October 30, 2008...2:02 pm

Creating digital narratives

Jump to Comments

From personal digital storytelling to mass media: how can we use mulitmedia?

Storytime is changing. Will it descend into silliness? Monty Python Storytime on YouTube from pipes90.

 

Your girlfriend’s shoe collection, an old man’s prized teddy bear, a lady’s wrinkles and a nightclub stairwell: these are gems of digital storytelling.

 

 This new way of telling stories allows individuals to present their experiences – and even communicate them - like never before. The multimedia platform provides a form for this, allowing for new perspectives and creating “multi-media sonnets from the people” as Daniel Meadows says.

 

 Daniel Meadows initiated Capture Wales, a digital storytelling project in conjunction with the BBC. This aimed to train people from all over Wales to present a two-minute digital story with only 250 words and a few pictures. He was inspired by the Center for Digital Storytelling in California. More than simply presenting a story, Daniel Meadows believes that this has the potential “to change the way we engage in our communities”.

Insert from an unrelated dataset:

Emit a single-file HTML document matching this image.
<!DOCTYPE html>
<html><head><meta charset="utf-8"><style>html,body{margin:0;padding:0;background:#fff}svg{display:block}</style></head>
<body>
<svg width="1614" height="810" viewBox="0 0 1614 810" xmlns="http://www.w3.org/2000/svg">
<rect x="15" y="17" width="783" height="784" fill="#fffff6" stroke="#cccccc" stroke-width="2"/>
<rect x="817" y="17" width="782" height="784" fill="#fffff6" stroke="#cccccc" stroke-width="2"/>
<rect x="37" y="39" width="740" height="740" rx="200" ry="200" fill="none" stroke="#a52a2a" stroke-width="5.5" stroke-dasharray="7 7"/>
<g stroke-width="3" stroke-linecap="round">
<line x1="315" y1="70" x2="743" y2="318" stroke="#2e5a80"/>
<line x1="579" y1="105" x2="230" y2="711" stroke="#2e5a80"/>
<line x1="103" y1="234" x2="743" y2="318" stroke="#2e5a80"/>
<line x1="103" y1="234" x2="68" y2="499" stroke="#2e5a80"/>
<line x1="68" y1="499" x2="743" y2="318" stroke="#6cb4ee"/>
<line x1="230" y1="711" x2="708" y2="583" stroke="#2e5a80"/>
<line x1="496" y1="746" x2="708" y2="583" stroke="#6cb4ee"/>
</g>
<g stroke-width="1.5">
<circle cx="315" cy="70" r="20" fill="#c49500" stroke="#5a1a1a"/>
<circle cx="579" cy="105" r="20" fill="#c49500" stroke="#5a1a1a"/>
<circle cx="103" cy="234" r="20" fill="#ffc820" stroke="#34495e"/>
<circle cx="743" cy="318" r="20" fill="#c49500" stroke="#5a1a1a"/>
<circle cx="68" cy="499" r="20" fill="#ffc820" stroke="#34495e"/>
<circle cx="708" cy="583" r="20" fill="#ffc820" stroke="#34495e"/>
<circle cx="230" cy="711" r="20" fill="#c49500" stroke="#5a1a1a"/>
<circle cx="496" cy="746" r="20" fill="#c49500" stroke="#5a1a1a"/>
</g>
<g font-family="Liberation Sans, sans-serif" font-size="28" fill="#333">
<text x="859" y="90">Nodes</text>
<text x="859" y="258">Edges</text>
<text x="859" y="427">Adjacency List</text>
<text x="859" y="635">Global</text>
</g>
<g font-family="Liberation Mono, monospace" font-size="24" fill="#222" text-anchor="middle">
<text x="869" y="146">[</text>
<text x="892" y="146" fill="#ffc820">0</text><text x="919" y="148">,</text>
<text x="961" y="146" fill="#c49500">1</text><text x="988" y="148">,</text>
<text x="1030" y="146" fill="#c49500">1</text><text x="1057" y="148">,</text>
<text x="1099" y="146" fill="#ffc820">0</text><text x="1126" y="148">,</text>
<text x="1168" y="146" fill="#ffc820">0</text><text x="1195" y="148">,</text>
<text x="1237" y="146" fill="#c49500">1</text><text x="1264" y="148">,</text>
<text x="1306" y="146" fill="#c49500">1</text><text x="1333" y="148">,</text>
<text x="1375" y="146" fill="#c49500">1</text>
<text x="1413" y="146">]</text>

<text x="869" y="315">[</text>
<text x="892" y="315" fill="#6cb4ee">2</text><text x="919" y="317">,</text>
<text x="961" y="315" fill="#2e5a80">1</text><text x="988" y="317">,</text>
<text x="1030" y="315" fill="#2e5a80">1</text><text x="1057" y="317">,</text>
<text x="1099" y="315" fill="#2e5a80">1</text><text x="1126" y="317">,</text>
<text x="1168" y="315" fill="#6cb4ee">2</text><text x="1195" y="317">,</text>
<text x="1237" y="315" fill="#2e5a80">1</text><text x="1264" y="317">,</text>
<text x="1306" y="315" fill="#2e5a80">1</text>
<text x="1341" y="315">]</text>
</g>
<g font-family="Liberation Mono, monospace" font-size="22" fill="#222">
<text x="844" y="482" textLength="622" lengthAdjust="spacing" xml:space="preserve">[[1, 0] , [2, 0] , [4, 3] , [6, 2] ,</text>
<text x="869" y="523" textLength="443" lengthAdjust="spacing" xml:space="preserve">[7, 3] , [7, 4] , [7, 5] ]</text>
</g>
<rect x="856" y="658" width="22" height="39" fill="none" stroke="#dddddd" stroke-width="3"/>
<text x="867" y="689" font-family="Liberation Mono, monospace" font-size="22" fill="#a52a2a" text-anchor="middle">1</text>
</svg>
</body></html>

 This multimedia craze is cropping up all over the place. Even here in Cardiff, the Cardiff Web Scene and Nocci have joined together to present Ignite, which asks: “If you had five minutes on stage what would you say? What if you only had 20 slides and they rotated automatically after 15 seconds?” It is aimed to answer non-personal questions like “How to produce a low-budget horror movie” in a five-minute presentation.

 These presentations use an “Ignite PowerPoint template”, which, like Capture Wales, provide a forms to allow people to construct their own stories and communicate them to other people. 

 

 Mulitmedia experiences allow people to communicate in so many new ways. But how does this differ when newspapers and magazines try to use multimedia as a means of storytelling?

 

 The BBC have launched a multimedia experience to track a shipping container, The Box, and tell the story of globalisation and world trade. Yet, when I clicked on the link to track ‘The Box’ on a timeline, it didn’t work, didn’t show up and didn’t tell me any story about globalisation. Instead, it seems the BBC is manipulating news and making up stories in order to show off its multimedia skills rather than use multimedia platforms to tell the story more effectively.

 

 More importantly, the BBC is still restrictive about how interactive their multimedia experience is. Readers can send in their pictures and keep tabs on the box via the updated articles but how else are readers involved? Would the story not have been improved by the audience being able to add their own stories about ‘The Box’? An issue was also raised by Paul Canning concerning the inability for the interactive map to be embedded into other pages.

 

 For all the ideas and potential understanding that could be generated by the story of a shipping container, I’m sceptical about any readers actually taking time to track a box round the world when the multimedia experience fails to fully engage with the social media potential. There are more opportunities to be made of such multimedia focussed stories. 

 

 From personal digital stories to the BBC’s Box, there is more to be made of multimedia in large media organisations by combining the two. Large media organisations can expand by allowing its audience to add their own personal experience via multimedia publishing tools.

 

 This allows the audience to have more control over how they connect with the story by directly influencing how the story is told. Indeed, “different parts of a story are told using different media” and even by different people. It’s not only important to remember to choose the best platform for the story, but perhaps also, to remember how to utilise the ‘community’ in multimedia presentations.

 

1 Comment

  • I agree, tools for the job and who we bring in as part of our broader team is one of the key issues.

    Digital narratives allow us to add depth, just read Julia McWatt’s post where she suggests liberating the photo archives of newspapers and using them in the process – we could take that even further by developing mapping tools and plot them on.

    The Box is an interesting project, which points to some interesting things – but it is too early to say how effective this sort of package could be.

    And is the question how to utilise the community, or how to be part of the community so we can work together to tell stories?